If I run the following Python code it works well:
target = 'churn'
tranOH = ColumnTransformer([ ('one', OneHotEncoder(drop='first', dtype='int'),
make_column_selector(dtype_include='category', pattern=f"^(?!{target}).*")
) ], remainder='passthrough')
dftrain2 = tranOH.fit_transform(dftrain)
cph = CoxPHFitter(penalizer=0.1)
cph.fit(dftrain2, 'months', 'churn')
But if I try to do it with a Pipeline I get an error:
mcox = Pipeline(steps=[
("onehot", tranOH),
('modelo', CoxPHFitter(penalizer=0.1))
])
mcox.fit(dftrain, modelo__duration_col="months", modelo__event_col='churn')
It says:
TypeError Traceback (most recent call last)
Cell In[88], line 6
1 mcox = Pipeline(steps=[
2 ("onehot", tranOH),
3 ('modelo', CoxPHFitter(penalizer=0.1))
4 ])
----> 6 mcox.fit(dftrain, modelo__duration_col="months", modelo__event_col=target)
File ~\AppData\Roaming\Python\Python310\site-packages\sklearn\base.py:1473, in _fit_context.<locals>.decorator.<locals>.wrapper(estimator, *args, **kwargs)
1466 estimator._validate_params()
1468 with config_context(
1469 skip_parameter_validation=(
1470 prefer_skip_nested_validation or global_skip_validation
1471 )
1472 ):
-> 1473 return fit_method(estimator, *args, **kwargs)
File ~\AppData\Roaming\Python\Python310\site-packages\sklearn\pipeline.py:473, in Pipeline.fit(self, X, y, **params)
471 if self._final_estimator != "passthrough":
472 last_step_params = routed_params[self.steps[-1][0]]
--> 473 self._final_estimator.fit(Xt, y, **last_step_params["fit"])
475 return self
File ~\AppData\Roaming\Python\Python310\site-packages\lifelines\utils\__init__.py:56, in CensoringType.right_censoring.<locals>.f(model, *args, **kwargs)
53 @wraps(function)
54 def f(model, *args, **kwargs):
55 cls.set_censoring_type(model, cls.RIGHT)
---> 56 return function(model, *args, **kwargs)
TypeError: CoxPHFitter.fit() got multiple values for argument 'duration_col'
tranOH is a Columntransformer that onehot encodes all categorical columns except 'churn'.

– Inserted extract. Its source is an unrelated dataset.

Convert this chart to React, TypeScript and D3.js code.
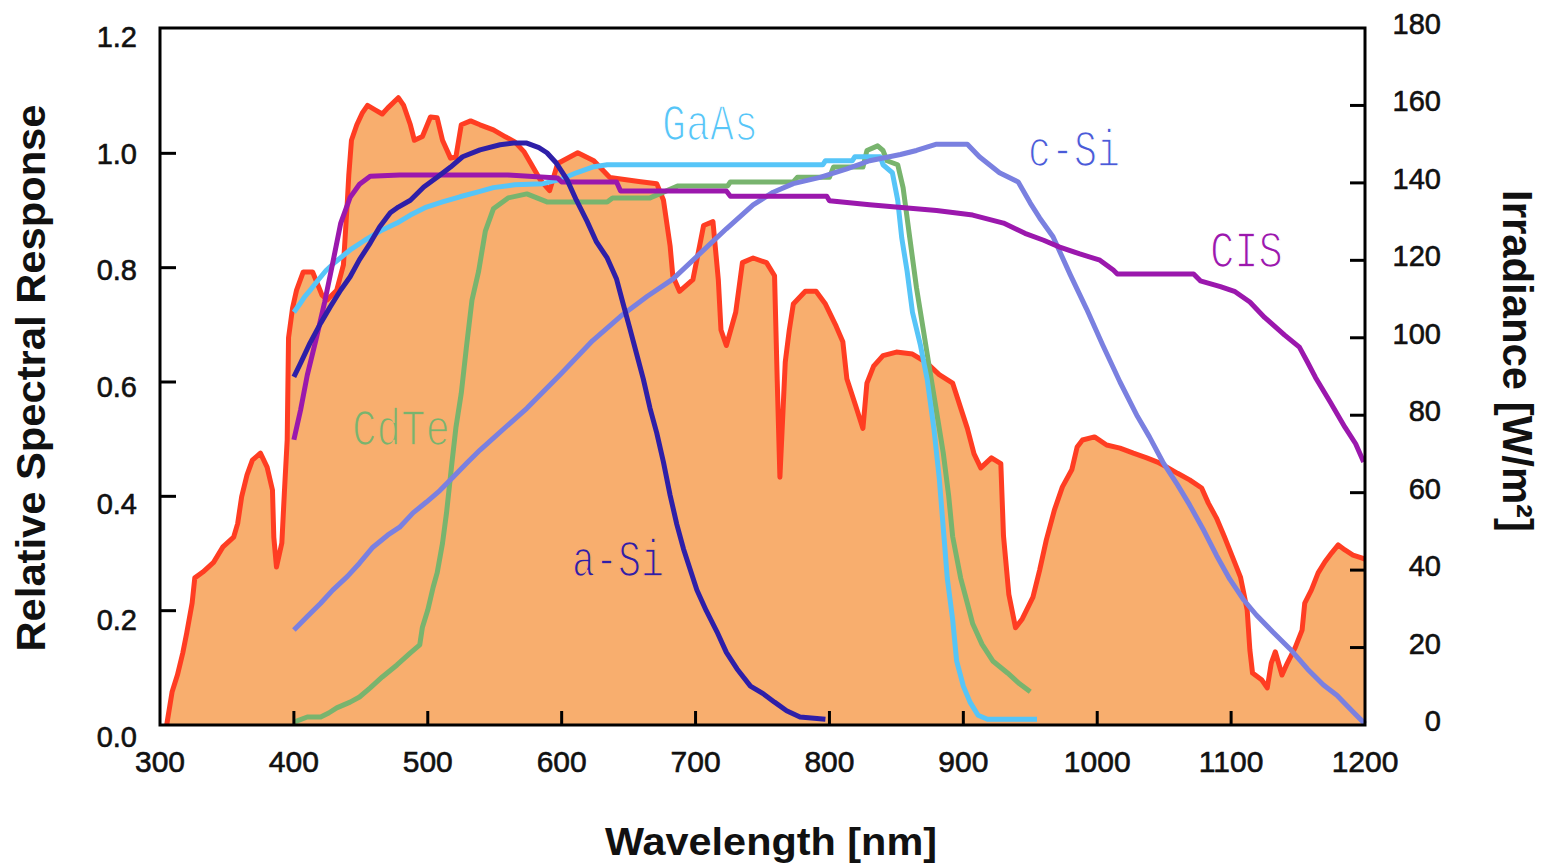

I have also tried using col="months"
and event_col=target
directly inside CoxPHFitter()
but I get the same error.
Later I want to use it to perform a GridSearchCV to finetune the penalizer parameter, optimizing the accuracy score to predict churn at a given time="months".
I don't have the same problem with other models, for example if I replace CoxPHFitter with LogisticRegression it works well.
CoxPHFitter
doesn't abide by the sklearn API: its fit
method takes df
followed by other arguments (duration_col
first), not X
then y
followed by other arguments.
This is mostly OK, because you can just pass the whole frame (including the target and duration columns) as X
, and sklearn pipelines will just take that as an unsupervised setting, i.e. the default value y=None
. But, then we get to fitting the last step of the pipeline, and this gets called:
self._final_estimator.fit(Xt, y, **last_step_params["fit"])
(source). y
here will still be None
, but since CoxPHFitter
takes its second argument as being duration_col
, this means gets set to both None
(via the y
argument here) and then "months"
(your kwarg parameter).
I don't think there's an easy way to fix this. lifelines
provides an sklearn_wrapper
, but that seems to have its own issues, being slated for removal in version 0.28. I would just keep the model separate from the preprocessing pipeline.